Clean Line officials did not immediately respond to a query from Talk Business & Politics concerning the Texas partnerships plan to begin construction on the project. In federal court filings earlier this year, Clean Line officials said they planned to begin construction on the project in the second half of 2017 and complete it sometime in 2020.

However, in recent regulatory filings before the Oklahoma Corporation Commission, Hurtado testifies in hearings on the $4 billion Wind Catcher renewable project in the Oklahoma Panhandle that Clean Line expected to begin construction on the project in early 2018. The Wind Catcher project is headed by Ohio-based utility giant AEP and its sibling utility companies PSO in Oklahoma and SWEPCO in Arkansas and Louisiana.

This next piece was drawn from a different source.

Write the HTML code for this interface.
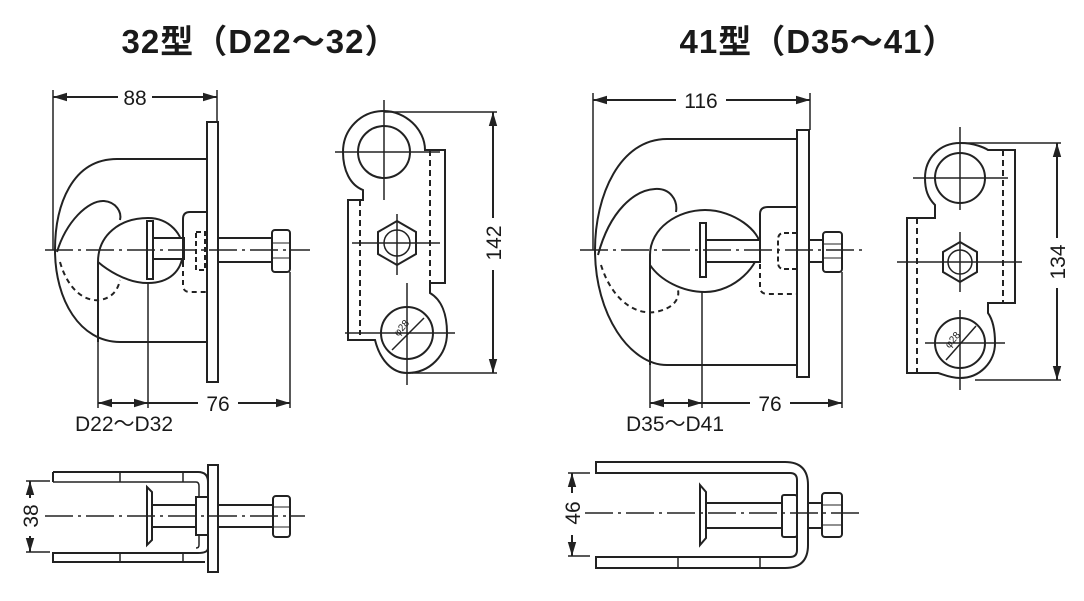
<!DOCTYPE html>
<html><head><meta charset="utf-8"><style>
html,body{margin:0;padding:0;background:#fff;}
svg{display:block}
text{font-family:"Liberation Sans","Noto Sans CJK JP",sans-serif;fill:#1a1a1a}
</style></head><body>
<svg width="1084" height="601" viewBox="0 0 1084 601" xmlns="http://www.w3.org/2000/svg">
<defs>
<marker id="a" viewBox="0 0 10 10" refX="10" refY="5" markerWidth="7" markerHeight="7" orient="auto-start-reverse"><path d="M0,2 L10,5 L0,8 z" fill="#222"/></marker>
</defs>
<text x="260" y="53" font-size="33" text-anchor="middle" font-weight="bold" letter-spacing="1">32型（D22～32）</text>
<text x="818" y="53" font-size="33" text-anchor="middle" font-weight="bold" letter-spacing="1">41型（D35～41）</text>

<g fill="none" stroke="#222" stroke-width="2">
<!-- ===== LEFT FRONT ===== -->
<line x1="53" y1="97" x2="118" y2="97" marker-start="url(#a)"/>
<line x1="152" y1="97" x2="217" y2="97" marker-end="url(#a)"/>
<line x1="53" y1="90" x2="53" y2="250" stroke-width="1.5"/>
<line x1="217" y1="90" x2="217" y2="122" stroke-width="1.5"/>
<rect x="207" y="122" width="11" height="260" fill="#fff"/>
<path d="M207,159 L117,159 C72,159 55,205 55,250 C55,300 80,342 120,342 L207,342"/>
<path d="M57,252 C66,222 88,200 104,201 C116,202 122,212 120,220"/>
<path d="M98,342 L98,262 C98,235 120,218 148,218 C170,218 183,235 183,250 C183,272 168,283 148,283 C125,283 105,268 98,262" fill="#fff"/>
<path d="M60,262 C68,290 85,302 100,300 C112,298 118,290 120,280" stroke-dasharray="5,4"/>
<rect x="147" y="221" width="6" height="58" fill="#fff"/>
<rect x="153" y="238" width="31" height="21" fill="#fff"/>
<path d="M207,212 L190,212 Q183,212 183,219 L183,262" />
<path d="M183,262 L183,285 Q183,292 190,292 L207,292" stroke-dasharray="5,4"/>
<rect x="196" y="232" width="9" height="38" stroke-dasharray="5,3"/>
<rect x="218" y="238" width="54" height="24" fill="#fff"/>
<rect x="272" y="230" width="18" height="42" rx="3" fill="#fff"/>
<line x1="272" y1="243" x2="290" y2="243" stroke-width="1"/><line x1="272" y1="258" x2="290" y2="258" stroke-width="1"/>
<line x1="45" y1="250" x2="310" y2="250" stroke-width="1.5" stroke-dasharray="28,5,3,5"/>
<line x1="98" y1="342" x2="98" y2="408" stroke-width="1.5"/>
<line x1="148" y1="283" x2="148" y2="408" stroke-width="1.5"/>
<line x1="290" y1="272" x2="290" y2="408" stroke-width="1.5"/>
<line x1="98" y1="403" x2="148" y2="403" marker-start="url(#a)" marker-end="url(#a)"/>
<line x1="148" y1="403" x2="198" y2="403"/>
<line x1="238" y1="403" x2="290" y2="403" marker-end="url(#a)"/>

<!-- ===== LEFT SIDE ===== -->
<path d="M363,200 L363,190 C350,185 343,170 343,152 C343,129 361,111 384,111 C405,111 425,129 425,150 L445,150 L445,283 L430,283 L430,293 C442,300 447,315 447,333 C447,355 430,373 407,373 C392,373 380,360 375,340 L348,340 L348,200 Z" fill="#fff"/>
<circle cx="384" cy="152" r="26"/>
<circle cx="407" cy="333" r="26"/>
<line x1="360" y1="200" x2="360" y2="335" stroke-dasharray="6,4"/>
<line x1="430" y1="150" x2="430" y2="283" stroke-dasharray="6,4"/>
<path d="M397,221 L416,232 L416,254 L397,265 L378,254 L378,232 Z" fill="#fff"/>
<circle cx="397" cy="243" r="13" stroke-width="1.5"/>
<g stroke-width="1.5">
<line x1="335" y1="152" x2="440" y2="152"/><line x1="384" y1="100" x2="384" y2="200"/>
<line x1="352" y1="243" x2="440" y2="243"/><line x1="397" y1="214" x2="397" y2="275"/>
<line x1="345" y1="333" x2="455" y2="333"/><line x1="407" y1="283" x2="407" y2="385"/>
<line x1="392" y1="350" x2="424" y2="318"/>
<line x1="384" y1="112" x2="497" y2="112"/><line x1="412" y1="373" x2="497" y2="373"/>
</g>
<line x1="493" y1="112" x2="493" y2="218" marker-start="url(#a)"/>
<line x1="493" y1="270" x2="493" y2="373" marker-end="url(#a)"/>

<!-- ===== RIGHT FRONT ===== -->
<line x1="593" y1="100" x2="676" y2="100" marker-start="url(#a)"/>
<line x1="726" y1="100" x2="810" y2="100" marker-end="url(#a)"/>
<line x1="593" y1="93" x2="593" y2="250" stroke-width="1.5"/>
<line x1="810" y1="93" x2="810" y2="130" stroke-width="1.5"/>
<rect x="797" y="130" width="12" height="247" fill="#fff"/>
<path d="M797,139 L667,139 C620,139 595,195 595,250 C595,315 630,365 667,365 L797,365"/>
<path d="M598,255 C610,210 635,190 655,189 C670,188 678,200 676,212"/>
<path d="M650,365 L650,255 C650,228 678,210 705,210 C735,210 760,232 760,245 C760,265 735,292 705,292 C682,292 660,280 650,265" fill="#fff"/>
<path d="M601,265 C612,300 635,315 655,312 C672,309 680,300 678,290" stroke-dasharray="5,4"/>
<rect x="700" y="223" width="6" height="54" fill="#fff"/>
<rect x="706" y="240" width="54" height="22" fill="#fff"/>
<path d="M797,207 L768,207 Q760,207 760,214 L760,255"/>
<path d="M760,255 L760,287 Q760,294 768,294 L797,294" stroke-dasharray="5,4"/>
<path d="M797,233 L784,233 Q778,233 778,240 L778,262 Q778,269 784,269 L797,269" stroke-dasharray="5,3"/>
<rect x="809" y="240" width="14" height="22" fill="#fff"/>
<rect x="823" y="232" width="19" height="40" rx="3" fill="#fff"/>
<line x1="823" y1="244" x2="842" y2="244" stroke-width="1"/><line x1="823" y1="258" x2="842" y2="258" stroke-width="1"/>
<line x1="580" y1="250" x2="862" y2="250" stroke-width="1.5" stroke-dasharray="28,5,3,5"/>
<line x1="650" y1="365" x2="650" y2="408" stroke-width="1.5"/>
<line x1="702" y1="292" x2="702" y2="408" stroke-width="1.5"/>
<line x1="842" y1="272" x2="842" y2="408" stroke-width="1.5"/>
<line x1="650" y1="403" x2="702" y2="403" marker-start="url(#a)" marker-end="url(#a)"/>
<line x1="702" y1="403" x2="750" y2="403"/>
<line x1="790" y1="403" x2="842" y2="403" marker-end="url(#a)"/>

<!-- ===== RIGHT SIDE ===== -->
<path d="M907,218 L935,218 L935,205 C928,198 925,190 925,178 C925,158 940,143 960,143 C975,143 985,148 988,150 L1015,150 L1015,303 L988,303 L988,313 C993,320 995,330 995,343 C995,362 980,378 960,378 C950,378 942,374 938,373 L907,373 Z" fill="#fff"/>
<circle cx="960" cy="178" r="25"/>
<circle cx="960" cy="343" r="25"/>
<line x1="917" y1="218" x2="917" y2="373" stroke-dasharray="6,4"/>
<line x1="1003" y1="150" x2="1003" y2="303" stroke-dasharray="6,4"/>
<path d="M960,242 L977,252 L977,272 L960,282 L943,272 L943,252 Z" fill="#fff"/>
<circle cx="960" cy="262" r="12" stroke-width="1.5"/>
<g stroke-width="1.5">
<line x1="913" y1="178" x2="1008" y2="178"/><line x1="960" y1="127" x2="960" y2="210"/>
<line x1="897" y1="262" x2="1022" y2="262"/><line x1="960" y1="232" x2="960" y2="292"/>
<line x1="925" y1="343" x2="1005" y2="343"/><line x1="960" y1="310" x2="960" y2="390"/>
<line x1="946" y1="360" x2="976" y2="326"/>
<line x1="960" y1="143" x2="1061" y2="143"/><line x1="975" y1="380" x2="1061" y2="380"/>
</g>
<line x1="1057" y1="143" x2="1057" y2="238" marker-start="url(#a)"/>
<line x1="1057" y1="288" x2="1057" y2="380" marker-end="url(#a)"/>

<!-- ===== BOTTOM LEFT ===== -->
<path d="M53,472 L198,472 Q208,472 208,482 L208,548 Q208,553 198,553 L53,553 L53,562 L205,562"/>
<path d="M53,482 L196,482 Q199,482 199,486 L199,545 Q199,548 196,548" stroke-width="1.5"/>
<line x1="53" y1="472" x2="53" y2="482"/>
<line x1="120" y1="472" x2="120" y2="482" stroke-width="1.5"/><line x1="183" y1="472" x2="183" y2="482" stroke-width="1.5"/>
<line x1="120" y1="553" x2="120" y2="562" stroke-width="1.5"/><line x1="183" y1="553" x2="183" y2="562" stroke-width="1.5"/>
<rect x="208" y="465" width="10" height="107" fill="#fff"/>
<path d="M147,487 L152,492 L152,540 L147,545 Z" fill="#fff"/>
<rect x="152" y="505" width="45" height="22" fill="#fff"/>
<rect x="196" y="497" width="12" height="38" fill="#fff"/>
<rect x="218" y="505" width="55" height="22" fill="#fff"/>
<rect x="273" y="496" width="17" height="41" rx="3" fill="#fff"/>
<line x1="273" y1="507" x2="290" y2="507" stroke-width="1"/><line x1="273" y1="527" x2="290" y2="527" stroke-width="1"/>
<line x1="45" y1="516" x2="305" y2="516" stroke-width="1.5" stroke-dasharray="28,5,3,5"/>
<line x1="26" y1="481" x2="50" y2="481" stroke-width="1.5"/><line x1="26" y1="552" x2="50" y2="552" stroke-width="1.5"/>
<line x1="30" y1="481" x2="30" y2="498" marker-start="url(#a)"/>
<line x1="30" y1="536" x2="30" y2="552" marker-end="url(#a)"/>

<!-- ===== BOTTOM RIGHT ===== -->
<path d="M596,462 L785,462 Q808,462 808,485 L808,545 Q808,568 785,568 L596,568 L596,557 L790,557 Q797,557 797,550 L797,480 Q797,473 790,473 L596,473 Z" fill="#fff"/>
<line x1="678" y1="557" x2="678" y2="568" stroke-width="1.5"/><line x1="760" y1="557" x2="760" y2="568" stroke-width="1.5"/>
<path d="M700,485 L706,492 L706,538 L700,545 Z" fill="#fff"/>
<rect x="706" y="503" width="76" height="25" fill="#fff"/>
<rect x="782" y="495" width="15" height="42" rx="2" fill="#fff"/>
<rect x="808" y="503" width="14" height="25" fill="#fff"/>
<rect x="822" y="493" width="20" height="44" rx="3" fill="#fff"/>
<line x1="822" y1="505" x2="842" y2="505" stroke-width="1"/><line x1="822" y1="525" x2="842" y2="525" stroke-width="1"/>
<line x1="585" y1="513" x2="860" y2="513" stroke-width="1.5" stroke-dasharray="28,5,3,5"/>
<line x1="568" y1="473" x2="590" y2="473" stroke-width="1.5"/><line x1="568" y1="556" x2="590" y2="556" stroke-width="1.5"/>
<line x1="572" y1="473" x2="572" y2="493" marker-start="url(#a)"/>
<line x1="572" y1="535" x2="572" y2="556" marker-end="url(#a)"/>
</g>

<g font-size="21">
<text x="135" y="105" text-anchor="middle">88</text>
<text x="218" y="411" text-anchor="middle">76</text>
<text x="124" y="431" text-anchor="middle">D22～D32</text>
<text x="701" y="108" text-anchor="middle">116</text>
<text x="770" y="411" text-anchor="middle">76</text>
<text x="675" y="431" text-anchor="middle">D35～D41</text>
<text transform="translate(501,243) rotate(-90)" text-anchor="middle">142</text>
<text transform="translate(1065,262) rotate(-90)" text-anchor="middle">134</text>
<text transform="translate(38,516) rotate(-90)" text-anchor="middle">38</text>
<text transform="translate(580,513) rotate(-90)" text-anchor="middle">46</text>
</g>
<g font-size="10">
<text transform="translate(404,330) rotate(-50)" text-anchor="middle">φ28</text>
<text transform="translate(955,342) rotate(-50)" text-anchor="middle">φ28</text>
</g>
</svg>
</body></html>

Under its controversial plans, Clean Line’s hopes to deliver wind-energy from the Oklahoma Panhandle across the Sooner State on high-voltage power lines that enter Arkansas in Crawford County north of Van Buren, and exit the state through Mississippi County north of Memphis into Tennessee. When completed, the three-state project is expected to deliver wind-powered electricity to 160,000 Arkansas homes annually, company officials said.

Once operational, a power station in the Oklahoma Panhandle will convert the incoming alternating current (AC) power generated by new wind farms into direct current (DC) power. The converter stations in Pope County, Ark., and Shelby County, Tenn., will convert DC power back into AC power to be delivered to customers through the power grid, officials said.

Beside the landowners, Arkansas’ congressional delegation has also attempted to halt and slow down one of the nation’s largest renewable energy infrastructure in U.S. history. Three months ago, all six of Arkansas’ Republican congressmen and senators followed up on earlier plans to ask DOE Secretary Rick Perry to end the agency’s participation in the controversial Clean Line project.

Just after Perry was appointed to the DOE post in March, the Arkansas delegation sent a letter to the former Texas governor reinforcing its opposition to the project by repeating the assertion the project approved without state or local input reflected “vast overreach” by the Obama administration.